ÊTRE SON PIRE ENNEMI : L’AUTOÂGISME

L’âgisme envers soi-même

« Vous ne faites pas votre âge! » La plupart d’entre nous sommes flattés lorsqu’on nous complimente de la sorte, n’est-ce pas? À force d’être confrontés aux stéréotypes âgistes, nous pouvons en venir à les intérioriser. C’est ce que l’on appelle l’autoâgisme, un phénomène nourri par les représentations (médiatiques, entre autres), les discours (politiques, médicaux, scientifiques, par exemple) et les interactions entre les individus et les groupes sociaux. En soi, l’autoâgisme représente donc l’une des conséquences de l’âgisme.  

Plusieurs études avancent que notre malaise par rapport à notre propre vieillissement est en partie liée au tabou de la mort dans notre société : les personnes aînées nous rappellent ainsi notre propre mortalité. Ajoutons à cela l’accent mis sur la productivité, l’instantanéité et l’autonomie, des valeurs extrêmement valorisées : difficile d’avoir envie de vieillir!

Le positionnement social lié à la vieillesse, quasi systématiquement dévalorisé, agit donc sur nos expériences subjectives du vieillissement, qui réfèrent à l’âge que nous avons l’impression d’avoir et à l’âge que nous pensons – et souhaitons – projeter.

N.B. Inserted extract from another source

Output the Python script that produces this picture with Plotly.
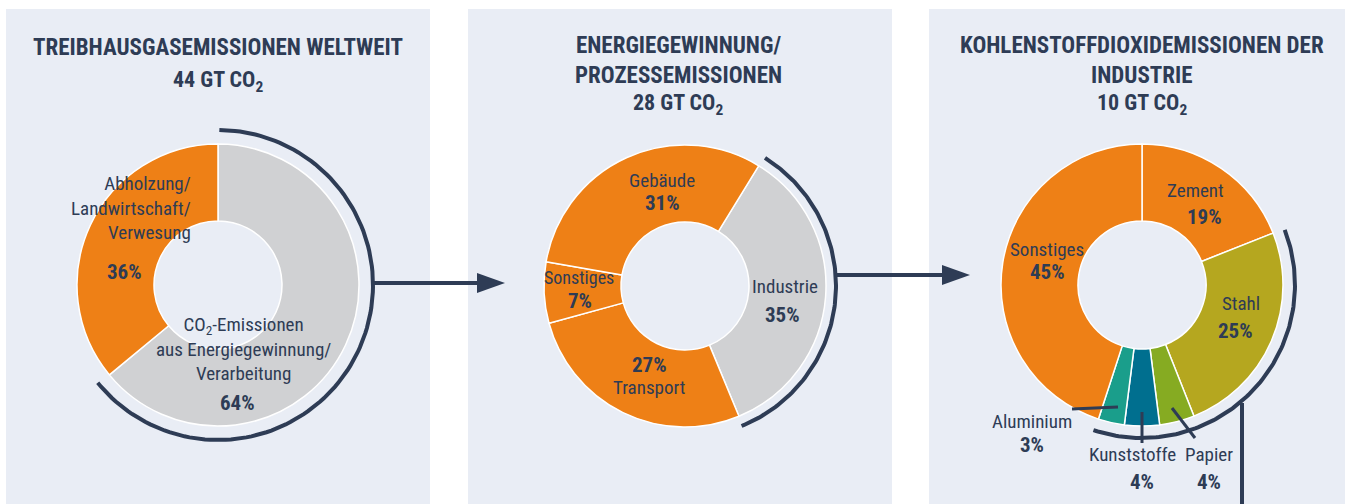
import math
import plotly.graph_objects as go

# ---------------- data ----------------
titles = [
    "TREIBHAUSGASEMISSIONEN WELTWEIT",
    "ENERGIEGEWINNUNG/<br>PROZESSEMISSIONEN",
    "KOHLENSTOFFDIOXIDEMISSIONEN DER<br>INDUSTRIE",
]
totals = ["44 GT CO<sub>2</sub>", "28 GT CO<sub>2</sub>", "10 GT CO<sub>2</sub>"]

p1_labels = ["CO<sub>2</sub>-Emissionen<br>aus Energiegewinnung/<br>Verarbeitung",
             "Abholzung/<br>Landwirtschaft/<br>Verwesung"]
p1_values = [64, 36]

p2_labels = ["Industrie", "Transport", "Sonstiges", "Gebäude"]
p2_values = [35, 27, 7, 31]

p3_labels = ["Zement", "Stahl", "Papier", "Kunststoffe", "Aluminium", "Sonstiges"]
p3_values = [19, 25, 4, 4, 3, 45]

# ---------------- style ----------------
W, H = 1345, 504
NAVY = "#2e3c55"
PANEL = "#e9edf5"
ORANGE = "#ee8016"
GREY = "#d0d1d3"
p1_colors = [GREY, ORANGE]
p2_colors = [GREY, ORANGE, ORANGE, ORANGE]
p3_colors = [ORANGE, "#b5a71f", "#86ab22", "#006f8f", "#1a9e8b", ORANGE]

FONT = "Liberation Sans Narrow, Roboto Condensed, Roboto, sans-serif"

panels = [(6, 430), (468, 892), (929, 1345)]
centers = [(218, 285), (685, 286), (1142, 285)]
R_OUT = 141
HOLE = 64 / 141
rotations = [0, 31.5, 0]

fig = go.Figure()

# background panels
for x0, x1 in panels:
    fig.add_shape(type="rect", xref="x", yref="y", x0=x0, x1=x1, y0=9, y1=H,
                  fillcolor=PANEL, line_width=0, layer="below")

def dom(c):
    cx, cy = c
    return dict(x=[(cx - R_OUT) / W, (cx + R_OUT) / W],
                y=[(H - cy - R_OUT) / H, (H - cy + R_OUT) / H])

for vals, cols, c, rot in [(p1_values, p1_colors, centers[0], rotations[0]),
                           (p2_values, p2_colors, centers[1], rotations[1]),
                           (p3_values, p3_colors, centers[2], rotations[2])]:
    fig.add_trace(go.Pie(values=vals, marker=dict(colors=cols, line=dict(color="white", width=1.5)),
                         hole=HOLE, sort=False, direction="clockwise", rotation=rot,
                         textinfo="none", hoverinfo="skip", showlegend=False, domain=dom(c)))

# arcs around highlighted slices (angles derived from the data)
def arc(c, r, a0, a1, n=120):
    cx, cy = c
    xs, ys = [], []
    for i in range(n + 1):
        a = math.radians(a0 + (a1 - a0) * i / n)
        xs.append(cx + r * math.sin(a))
        ys.append(cy - r * math.cos(a))
    return xs, ys

def span(values, idx_from, idx_to, rot):
    tot = sum(values)
    start = rot + 360 * sum(values[:idx_from]) / tot
    end = rot + 360 * sum(values[:idx_to + 1]) / tot
    return start, end

arc_specs = [
    (centers[0], R_OUT + 14, span(p1_values, 0, 0, rotations[0])),
    (centers[1], R_OUT + 10, span(p2_values, 0, 0, rotations[1])),
    (centers[2], R_OUT + 12, span(p3_values, 1, 4, rotations[2])),
]
for c, r, (a0, a1) in arc_specs:
    xs, ys = arc(c, r, a0 + 0.5, a1 + 0.5)
    fig.add_trace(go.Scatter(x=xs, y=ys, mode="lines", line=dict(color=NAVY, width=4),
                             hoverinfo="skip", showlegend=False))

# connectors with arrows
def connector(x0, x1, y, head=True):
    fig.add_shape(type="line", xref="x", yref="y", x0=x0, x1=x1 - (25 if head else 0), y0=y, y1=y,
                  line=dict(color=NAVY, width=4))
    if head:
        fig.add_shape(type="path", xref="x", yref="y",
                      path=f"M {x1-28},{y-10} L {x1},{y} L {x1-28},{y+10} Z",
                      fillcolor=NAVY, line_width=0)

connector(centers[0][0] + R_OUT + 14, 505, 283)
connector(centers[1][0] + R_OUT + 10, 970, 275)
fig.add_shape(type="line", xref="x", yref="y", x0=1242, x1=1242, y0=403, y1=H,
              line=dict(color=NAVY, width=4))

# leader lines panel 3
for (x0, y0, x1, y1) in [(1072, 409, 1118, 407), (1142, 412, 1142, 443), (1172, 408, 1195, 438)]:
    fig.add_shape(type="line", xref="x", yref="y", x0=x0, y0=y0, x1=x1, y1=y1,
                  line=dict(color=NAVY, width=3))

def txt(x, y, s, size=19, bold=False, align="center", xanchor="center"):
    if bold:
        s = f"<b>{s}</b>"
    fig.add_annotation(x=x, y=y, xref="x", yref="y", text=s, showarrow=False,
                       font=dict(family=FONT, size=size, color=NAVY), align=align,
                       xanchor=xanchor, yanchor="middle")

# titles
title_pos = [(218, 47, 81), (678, 60, 104), (1142, 60, 104)]
for (x, yt, yv), t, v in zip(title_pos, titles, totals):
    txt(x, yt, t, size=23, bold=True)
    txt(x, yv, v, size=22, bold=True)

PS = 21
pct = lambda v: f"{v}%"
# panel 1
txt(193, 208, p1_labels[1], align="right", xanchor="right")
txt(124, 272, pct(p1_values[1]), size=PS, bold=True)
txt(243, 349, p1_labels[0])
txt(237, 403, pct(p1_values[0]), size=PS, bold=True)
# panel 2
txt(785, 286, p2_labels[0]); txt(782, 315, pct(p2_values[0]), size=PS, bold=True)
txt(649, 387, p2_labels[1]); txt(649, 365, pct(p2_values[1]), size=PS, bold=True)
txt(579, 277, p2_labels[2], size=18); txt(580, 301, pct(p2_values[2]), size=PS, bold=True)
txt(662, 180, p2_labels[3]); txt(662, 203, pct(p2_values[3]), size=PS, bold=True)
# panel 3
txt(1195, 190, p3_labels[0]); txt(1204, 217, pct(p3_values[0]), size=PS, bold=True)
txt(1241, 303, p3_labels[1]); txt(1235, 331, pct(p3_values[1]), size=PS, bold=True)
txt(1209, 454, p3_labels[2]); txt(1209, 482, pct(p3_values[2]), size=PS, bold=True)
txt(1132, 454, p3_labels[3]); txt(1142, 482, pct(p3_values[3]), size=PS, bold=True)
txt(1032, 421, p3_labels[4]); txt(1032, 445, pct(p3_values[4]), size=PS, bold=True)
txt(1047, 249, p3_labels[5]); txt(1047, 272, pct(p3_values[5]), size=PS, bold=True)

fig.update_layout(
    width=W, height=H, margin=dict(l=0, r=0, t=0, b=0),
    paper_bgcolor="white", plot_bgcolor="rgba(0,0,0,0)",
    xaxis=dict(range=[0, W], visible=False, fixedrange=True),
    yaxis=dict(range=[H, 0], visible=False, fixedrange=True),
)
fig.write_html("out.html", post_script="document.body.style.margin='0';",
               config={"displayModeBar": False})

L’autoâgisme nous mène à espérer avoir l’air plus jeunes que nous le sommes… et c’est là que les marques de crème antirides nous attrapent. Les personnes qui ont intériorisé les stéréotypes âgistes peuvent tenter de se distinguer de celles et ceux que l’on associe à leur groupe d’âge : les vieux et les vieilles, ce sont les autres! Une manifestation banale de l’autoâgisme consiste d’ailleurs à nier son âge. 

La perception négative de la vieillesse ayant été renforcée tout au long de notre vie, nous en venons souvent à nous discriminer, à nous stigmatiser ou à nous exclure nous-mêmes. Nous nous interdisons ainsi de parler et d’agir de telle ou telle manière parce qu’elle ne correspond pas à ce qui nous semble socialement acceptable. À quel âge, par exemple, croyons-nous que nous devons abandonner la casquette ou la mini-jupe? 

Nous craignons par ailleurs le déclin physique et cognitif, la maladie et la dépendance. Il s’agit-là d’un cercle vicieux. En effet, l’autoâgisme peut précisément affecter nos performances physiques et intellectuelles, alors que l’état de notre santé mentale et physique amplifie la perception négative de notre propre vieillissement. 

Bref, l’autoâgisme a d’importantes conséquences. Il nourrit la crainte de devenir un fardeau pour la société et entraîne souvent un retrait social plus ou moins progressif. Mieux comprendre pourquoi nous n’aimons pas vieillir et connaître les raisons qui motivent nos attitudes et comportements peut nous aider à vivre notre vieillissement de façon plus positive.